Belshazzar's Feast is a circa 1660-1665 oil on canvas painting by Mattia Preti, now in the Museo nazionale di Capodimonte in Naples. It shows a scene from chapter 5 of the Book of Daniel.

==History==
Banquets were a common motif in Preti's later work, having seen Peter Paul Rubens' The Feast of Herod in the Roomer collection in Naples and then in the Vandeneynden collection. The painting was first mentioned in the historical record by Bernardo De Dominici, who saw it in the Sanseverino family collection in Naples alongside other works by Preti such as The Banquet of Absalom (now also in the Museo de Capodimonte) and David Playing His Harp Before Saul (now in a private collection in New York).
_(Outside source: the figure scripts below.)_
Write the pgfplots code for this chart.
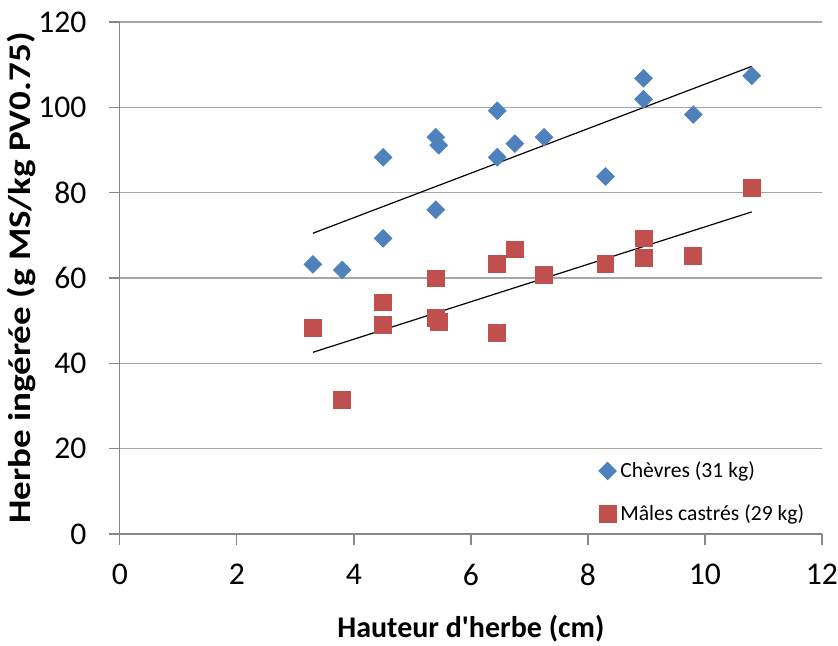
\documentclass[border=0pt]{standalone}
\usepackage{pgfplots}
\pgfplotsset{compat=1.18}
\usepackage{fontspec}
\setmainfont{Carlito}
\definecolor{cblue}{HTML}{4F81BD}
\definecolor{cred}{HTML}{C0504D}
\definecolor{cgrid}{HTML}{A6A6A6}
\definecolor{caxis}{HTML}{888888}
\begin{document}
\begin{tikzpicture}
\begin{axis}[
  scale only axis,
  width=351pt, height=256pt,
  xmin=0, xmax=12, ymin=0, ymax=120,
  xtick={0,2,...,12}, ytick={0,20,...,120},
  axis x line=bottom, axis y line=left,
  axis line style={caxis, line width=0.6pt, -},
  tick align=outside, major tick length=5.5pt,
  tick style={caxis, line width=0.6pt},
  ymajorgrids, grid style={cgrid, line width=0.6pt},
  /pgf/number format/assume math mode=true,
  ticklabel style={font=\fontsize{15.8}{18}\selectfont, text=black, inner xsep=0pt},
  xticklabel style={yshift=-5.9pt},
  yticklabel style={xshift=-11pt},
  xlabel={\textbf{Hauteur d\textquotesingle herbe (cm)}},
  ylabel={\scalebox{1}[0.85]{\textbf{Herbe ingérée (g MS/kg PV0.75)}}},
  xlabel style={font=\fontsize{15}{18}\selectfont, inner ysep=0pt, yshift=-11pt},
  ylabel style={font=\fontsize{18.5}{22}\selectfont, yshift=-2pt},
  legend style={draw=none, fill=none, at={(0.673,0.158)}, anchor=north west,
    font=\fontsize{10.8}{13}\selectfont, row sep=8pt,
    legend cell align=left},
  legend image code/.code={\draw[#1] plot coordinates {(0.15cm,0cm)};},
  clip=false,
]
\addplot[only marks, mark=square*, mark size=3.1pt, mark options={rotate=45, fill=cblue, draw=cblue}]
coordinates {
(3.3,63.2) (3.8,61.9) (4.5,88.3) (4.5,69.3) (5.4,93.0) (5.45,91.1) (5.4,76.0)
(6.45,99.2) (6.45,88.3) (6.75,91.5) (7.25,93.0) (8.3,83.8) (8.95,106.8)
(8.95,101.9) (9.8,98.3) (10.8,107.4)
};
\addlegendentry{Chèvres (31 kg)}
\addplot[only marks, mark=square*, mark size=4.2pt, mark options={fill=cred, draw=cred}]
coordinates {
(3.3,48.3) (3.8,31.4) (4.5,54.3) (4.5,49.1) (5.4,59.9) (5.4,50.6) (5.45,49.7)
(6.45,63.3) (6.45,47.2) (6.75,66.7) (7.25,60.7) (8.3,63.3) (8.95,69.3)
(8.95,64.8) (9.8,65.2) (10.8,81.1)
};
\addlegendentry{Mâles castrés (29 kg)}
\addplot[black, line width=0.6pt, forget plot] coordinates {(3.3,70.5) (10.8,109.6)};
\addplot[black, line width=0.6pt, forget plot] coordinates {(3.3,42.6) (10.8,75.5)};
\path (rel axis cs:0,1) -- ++(0,11pt);
\path (rel axis cs:0.5,0) -- ++(0,-55.5pt);
\end{axis}
\end{tikzpicture}
\end{document}
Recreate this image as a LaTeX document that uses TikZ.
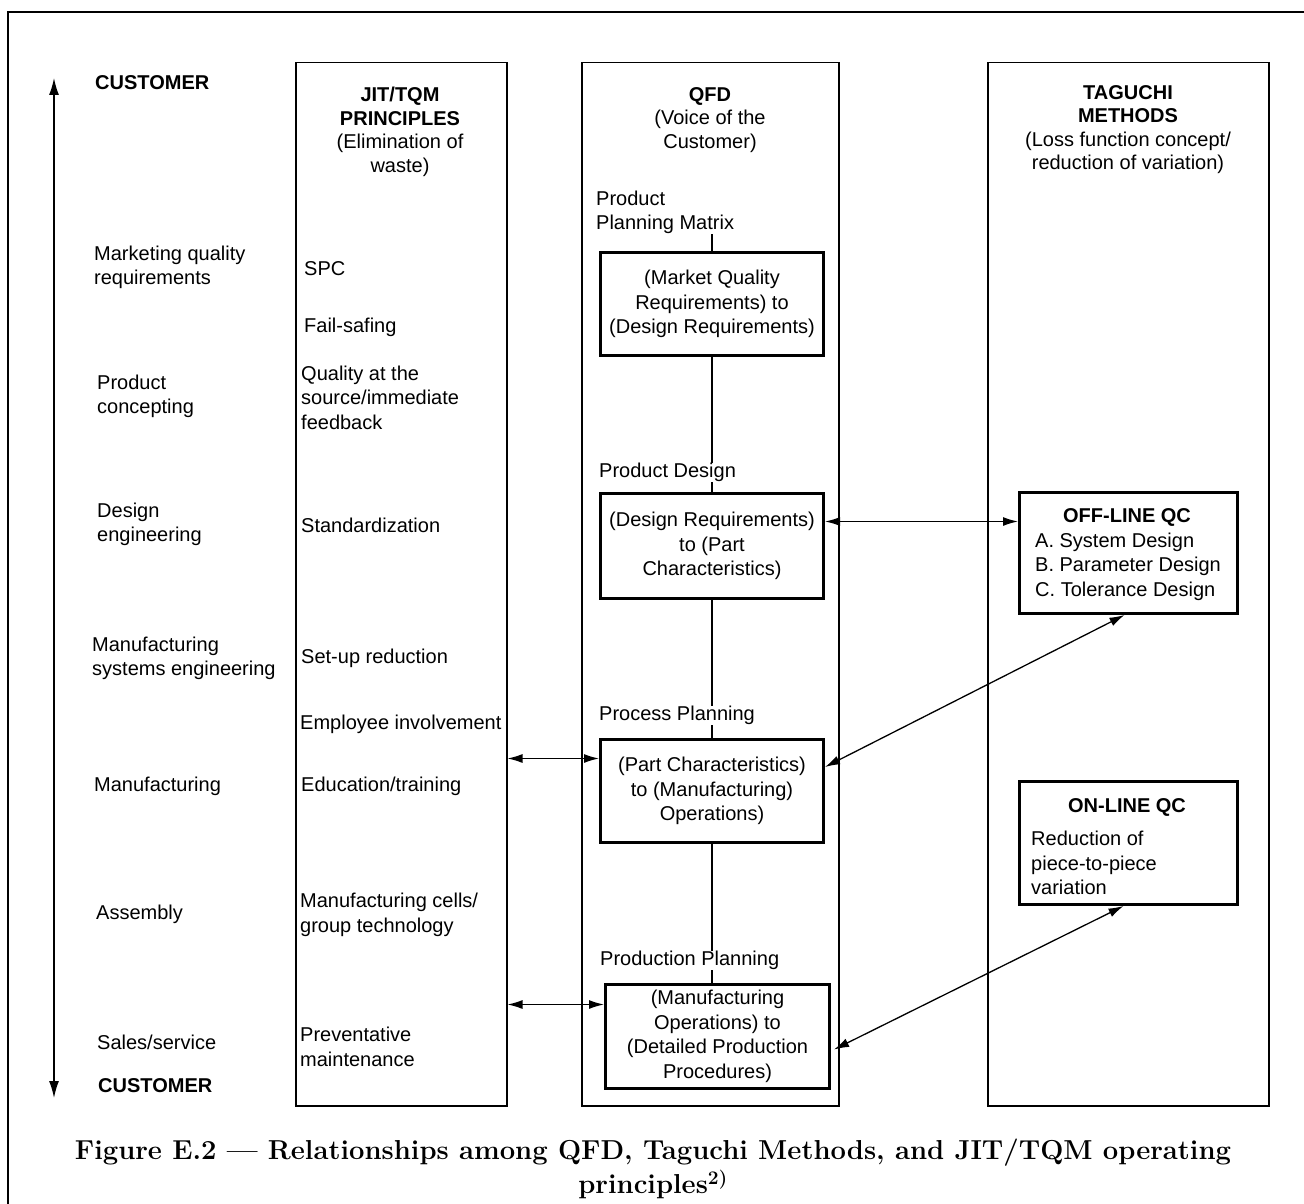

It was then recorded after 1745 in the Colonna di Stigliano family collection, probably after being in the Vandeneynden collection, which was merged into the Colonna di Stigliano collection when Ferdinand van den Eynde's daughter Giovanna married Giuliano Colonna of Stigliano in 1688 (she also inherited Palazzo Zevallos from her father, renamed Palazzo Colonna di Stigliano after her marriage). The Italian state bought it and Absalom from Cecilia Colonna di Stigliano (granddaughter of Andrea Colonna di Stigliano, 1st Prince of Stigliano, himself grandson of Ferdinando Colonna of Stigliano, 2nd Prince of Sonnino, son of Giovanna Vandeneynden) and placed them both in their current home.

==Bibliography==
- Nicola Spinosa, Mattia Preti. Tra Roma, Napoli e Malta, Napoli, Electa, 1999, ISBN 978-8851001292.
- Nicola Spinosa, Pittura del Seicento a Napoli - da Mattia Preti a Luca Giordano, natura in posa, Napoli, Arte'm, 2010.